**WHAT THE TASK REQUIRES:**
The data below should be restated word for word, with every picture omitted.

**GIVEN MATERIAL:**
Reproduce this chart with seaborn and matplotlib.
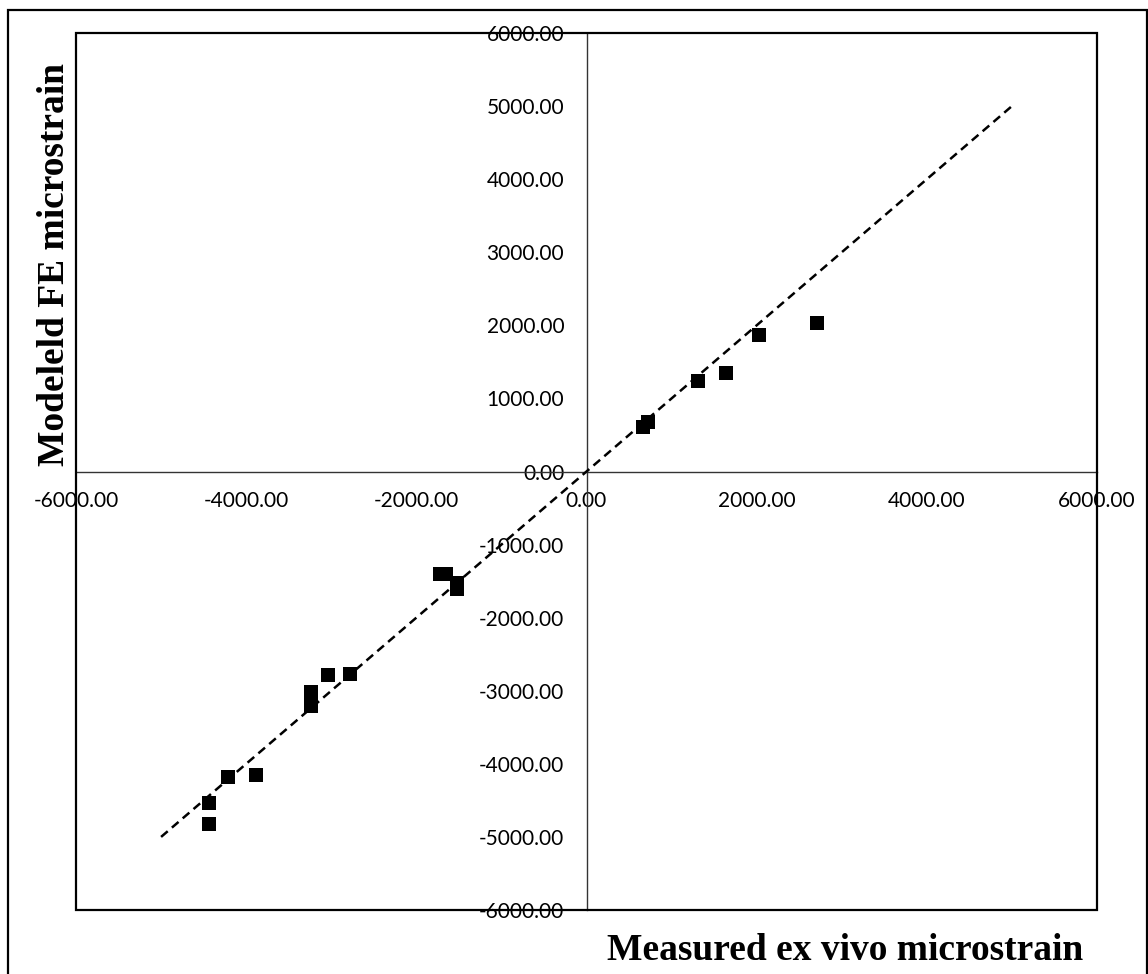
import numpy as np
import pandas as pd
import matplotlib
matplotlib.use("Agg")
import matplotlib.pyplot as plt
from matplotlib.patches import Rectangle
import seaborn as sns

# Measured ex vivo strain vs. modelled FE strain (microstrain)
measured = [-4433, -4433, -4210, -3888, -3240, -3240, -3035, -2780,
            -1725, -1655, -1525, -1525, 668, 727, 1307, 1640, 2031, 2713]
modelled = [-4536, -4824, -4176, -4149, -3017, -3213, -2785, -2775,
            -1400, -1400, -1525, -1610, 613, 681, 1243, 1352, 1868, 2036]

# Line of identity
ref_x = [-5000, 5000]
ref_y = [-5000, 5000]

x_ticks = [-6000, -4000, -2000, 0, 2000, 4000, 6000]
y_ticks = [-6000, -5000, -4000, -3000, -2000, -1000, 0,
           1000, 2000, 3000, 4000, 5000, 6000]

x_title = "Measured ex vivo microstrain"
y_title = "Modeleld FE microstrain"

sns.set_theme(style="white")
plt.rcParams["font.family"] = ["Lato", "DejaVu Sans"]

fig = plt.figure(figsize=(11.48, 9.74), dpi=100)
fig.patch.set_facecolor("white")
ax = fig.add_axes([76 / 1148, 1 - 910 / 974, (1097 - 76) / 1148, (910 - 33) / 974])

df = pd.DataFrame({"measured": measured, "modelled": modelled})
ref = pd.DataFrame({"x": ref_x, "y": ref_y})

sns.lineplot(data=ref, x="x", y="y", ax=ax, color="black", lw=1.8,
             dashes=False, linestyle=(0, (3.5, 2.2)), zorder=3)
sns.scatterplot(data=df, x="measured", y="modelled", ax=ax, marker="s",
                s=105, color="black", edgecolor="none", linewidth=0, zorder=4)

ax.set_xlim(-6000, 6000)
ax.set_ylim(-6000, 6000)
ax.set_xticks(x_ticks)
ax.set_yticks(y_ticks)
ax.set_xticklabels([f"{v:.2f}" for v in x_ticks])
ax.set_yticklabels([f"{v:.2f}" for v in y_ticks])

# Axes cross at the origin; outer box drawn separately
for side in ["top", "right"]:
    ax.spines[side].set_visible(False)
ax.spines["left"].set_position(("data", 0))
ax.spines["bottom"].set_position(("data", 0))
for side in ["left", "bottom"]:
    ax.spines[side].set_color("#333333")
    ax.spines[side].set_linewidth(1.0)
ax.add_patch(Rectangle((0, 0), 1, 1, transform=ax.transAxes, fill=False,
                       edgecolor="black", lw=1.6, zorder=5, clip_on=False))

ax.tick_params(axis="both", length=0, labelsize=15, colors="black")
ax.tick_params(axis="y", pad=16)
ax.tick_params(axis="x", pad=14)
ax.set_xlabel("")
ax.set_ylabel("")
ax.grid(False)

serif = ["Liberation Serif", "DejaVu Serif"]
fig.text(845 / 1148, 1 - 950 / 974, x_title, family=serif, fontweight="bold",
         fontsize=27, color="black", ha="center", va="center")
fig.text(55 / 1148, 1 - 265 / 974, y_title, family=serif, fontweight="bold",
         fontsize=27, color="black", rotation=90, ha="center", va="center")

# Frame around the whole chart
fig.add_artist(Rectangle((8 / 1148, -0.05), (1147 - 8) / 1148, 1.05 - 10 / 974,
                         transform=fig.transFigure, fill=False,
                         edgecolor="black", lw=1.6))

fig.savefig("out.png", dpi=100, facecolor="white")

**ANSWER TO THIS EXERCISE:**
Reproduce this chart with seaborn and matplotlib.
import numpy as np
import pandas as pd
import matplotlib
matplotlib.use("Agg")
import matplotlib.pyplot as plt
from matplotlib.patches import Rectangle
import seaborn as sns

# Measured ex vivo strain vs. modelled FE strain (microstrain)
measured = [-4433, -4433, -4210, -3888, -3240, -3240, -3035, -2780,
            -1725, -1655, -1525, -1525, 668, 727, 1307, 1640, 2031, 2713]
modelled = [-4536, -4824, -4176, -4149, -3017, -3213, -2785, -2775,
            -1400, -1400, -1525, -1610, 613, 681, 1243, 1352, 1868, 2036]

# Line of identity
ref_x = [-5000, 5000]
ref_y = [-5000, 5000]

x_ticks = [-6000, -4000, -2000, 0, 2000, 4000, 6000]
y_ticks = [-6000, -5000, -4000, -3000, -2000, -1000, 0,
           1000, 2000, 3000, 4000, 5000, 6000]

x_title = "Measured ex vivo microstrain"
y_title = "Modeleld FE microstrain"

sns.set_theme(style="white")
plt.rcParams["font.family"] = ["Lato", "DejaVu Sans"]

fig = plt.figure(figsize=(11.48, 9.74), dpi=100)
fig.patch.set_facecolor("white")
ax = fig.add_axes([76 / 1148, 1 - 910 / 974, (1097 - 76) / 1148, (910 - 33) / 974])

df = pd.DataFrame({"measured": measured, "modelled": modelled})
ref = pd.DataFrame({"x": ref_x, "y": ref_y})

sns.lineplot(data=ref, x="x", y="y", ax=ax, color="black", lw=1.8,
             dashes=False, linestyle=(0, (3.5, 2.2)), zorder=3)
sns.scatterplot(data=df, x="measured", y="modelled", ax=ax, marker="s",
                s=105, color="black", edgecolor="none", linewidth=0, zorder=4)

ax.set_xlim(-6000, 6000)
ax.set_ylim(-6000, 6000)
ax.set_xticks(x_ticks)
ax.set_yticks(y_ticks)
ax.set_xticklabels([f"{v:.2f}" for v in x_ticks])
ax.set_yticklabels([f"{v:.2f}" for v in y_ticks])

# Axes cross at the origin; outer box drawn separately
for side in ["top", "right"]:
    ax.spines[side].set_visible(False)
ax.spines["left"].set_position(("data", 0))
ax.spines["bottom"].set_position(("data", 0))
for side in ["left", "bottom"]:
    ax.spines[side].set_color("#333333")
    ax.spines[side].set_linewidth(1.0)
ax.add_patch(Rectangle((0, 0), 1, 1, transform=ax.transAxes, fill=False,
                       edgecolor="black", lw=1.6, zorder=5, clip_on=False))

ax.tick_params(axis="both", length=0, labelsize=15, colors="black")
ax.tick_params(axis="y", pad=16)
ax.tick_params(axis="x", pad=14)
ax.set_xlabel("")
ax.set_ylabel("")
ax.grid(False)

serif = ["Liberation Serif", "DejaVu Serif"]
fig.text(845 / 1148, 1 - 950 / 974, x_title, family=serif, fontweight="bold",
         fontsize=27, color="black", ha="center", va="center")
fig.text(55 / 1148, 1 - 265 / 974, y_title, family=serif, fontweight="bold",
         fontsize=27, color="black", rotation=90, ha="center", va="center")

# Frame around the whole chart
fig.add_artist(Rectangle((8 / 1148, -0.05), (1147 - 8) / 1148, 1.05 - 10 / 974,
                         transform=fig.transFigure, fill=False,
                         edgecolor="black", lw=1.6))

fig.savefig("out.png", dpi=100, facecolor="white")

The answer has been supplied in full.